Model Remodel: A Colorful Green Renovation in North Carolina

A North Carolina residential designer uses her ultra-green remodel as a mode of artistic expression and a model for green building in her community.


| July/August 2011



Pippin porches

Jenny incorporated six porches into her home’s design, and she says there is one for just about any weather in North Carolina. Although they added one-and-a-half levels onto the existing home, Jenny and Wes cleared no additional trees, and they made their home much more efficient. Because they both have home work studios, they use every space nearly every day.


Photo By Wes Stearns

When residential designer Jenny Pippin bought her Lake Norman home about an hour from Charlotte, North Carolina, she didn’t have plans for a huge remodel. She did a basic remodel upon moving in and enclosed the carport to create a garage. When the place needed a new roof, Jenny and her husband, Wes Stearns, decided to take the opportunity to make a few other changes. They wanted to add a second story with a new master bedroom that would take advantage of their gorgeous lake view, and their wish list kept growing from there. “The project evolved over a year and a half,” Jenny says. “We went from, ‘We’re adding a bedroom and bath,’ to ‘Let’s add a studio, and while we have the opportunity, why don’t we deal with the site’s runoff issue?’” 

Land Preservation 

Though she was working on her NC HealthyBuilt Homes green building certification from the North Carolina Solar Center at the time she was remodeling, Jenny had long been an advocate of sustainable design, and she was committed to working within her home’s original footprint and to creating as little waste as possible. However, her home’s site had some major drainage issues that had come to light after she enclosed the carport to create the garage. The plot slopes severely from the high front yard down to the lakeshore in the backyard. Water running downhill hit the home and garage and had nowhere to go, creating the potential for mold problems.

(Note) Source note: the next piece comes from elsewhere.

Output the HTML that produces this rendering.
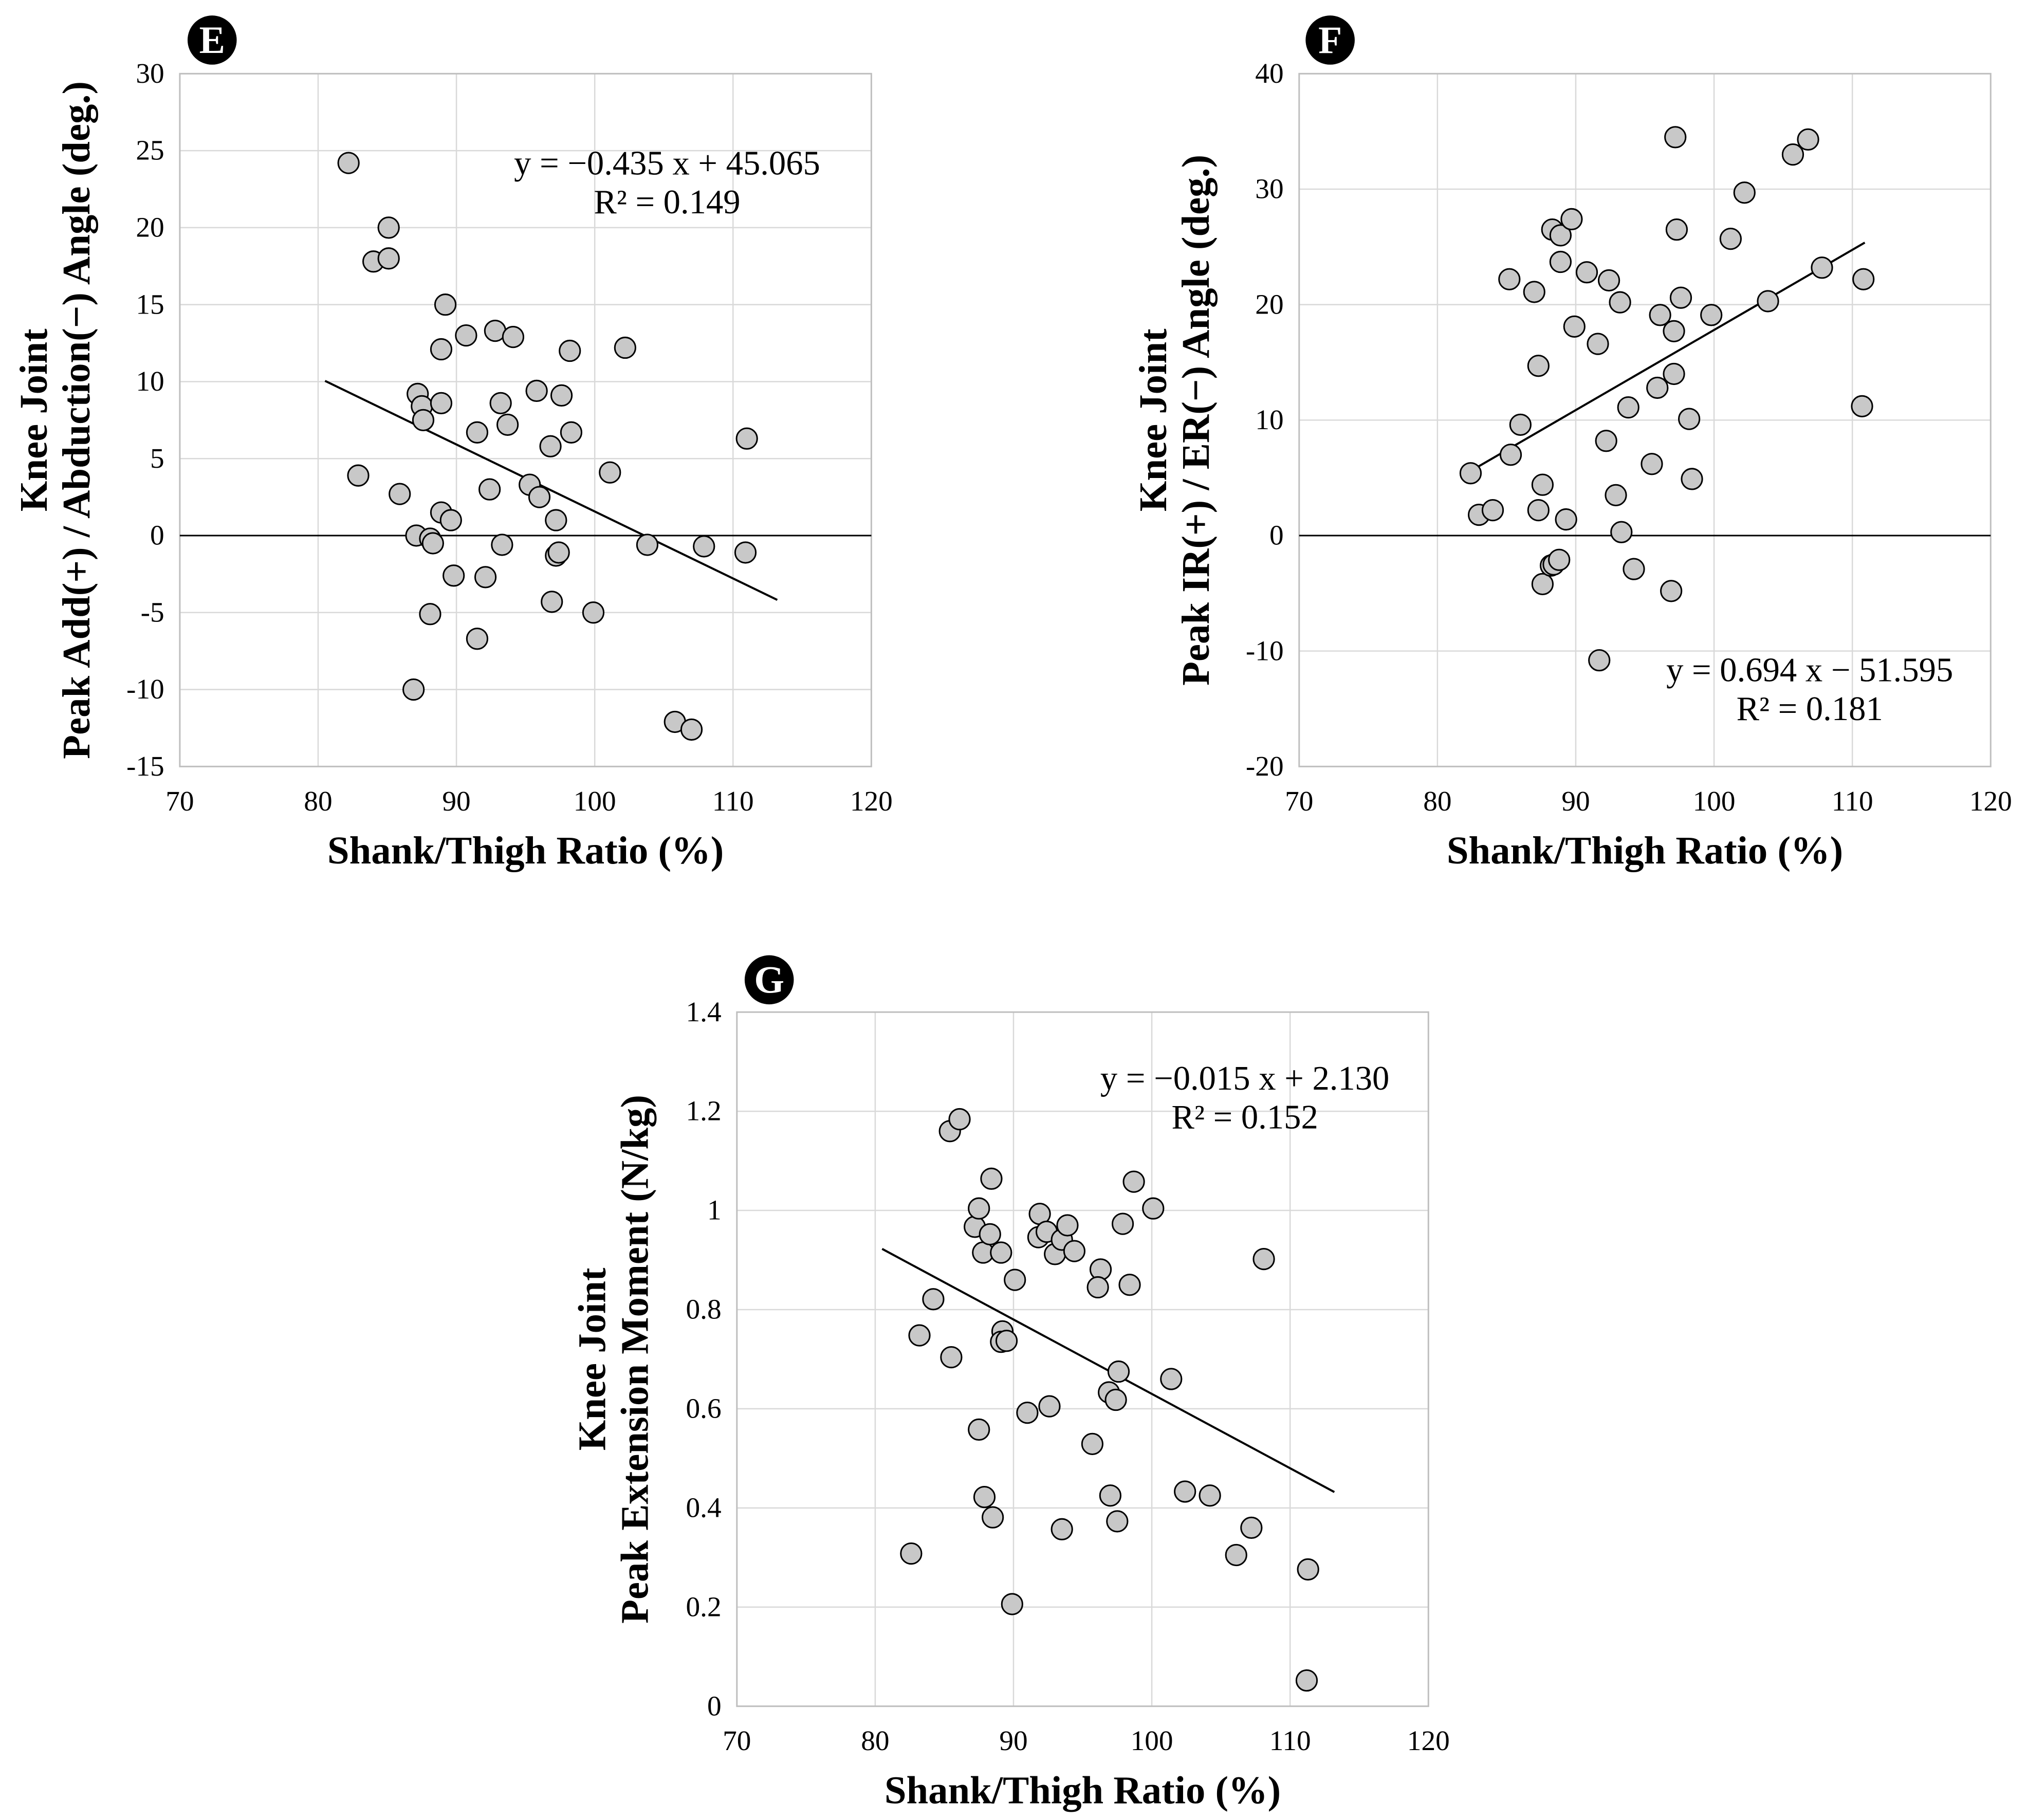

Jenny and builder Willis Spivey of Spivey Construction came up with a plan to regrade the site, collecting rainwater via catchment basins throughout the yard, and to build a new first floor, level with the front yard, on top of the original home. Jenny also wanted to move her business to her home, eliminating her long commute (more than an hour to travel just 18 miles, each way), and Wes, a hobby photographer at the time, was planning to build a photography business out of the home. They topped the new first floor, which houses a great room, master bedroom and bathroom, with an airy studio and work space with lots of windows and a stunning view of the lake.

Though they needed to add space to their home, Jenny’s No. 1 priority throughout the remodel was working with the site to better enable her home to coexist with its beautiful natural surroundings. “Working with the site itself was critical to us,” Jenny says. “One of the key things is making sure whatever you do to the site flows with what’s already there—the existing trees, the lay of the land, the path of the sun. It’s like putting a puzzle together.”

Regrading a portion of the site allowed Jenny to make her home’s connection to the water a benefit, rather than a problem. The land needed to drop significantly to get from the driveway level to the lake level, so she and Spivey created a deep drop at the front of the house with a walkway to connect the driveway and front door, which allows the land to dip down below.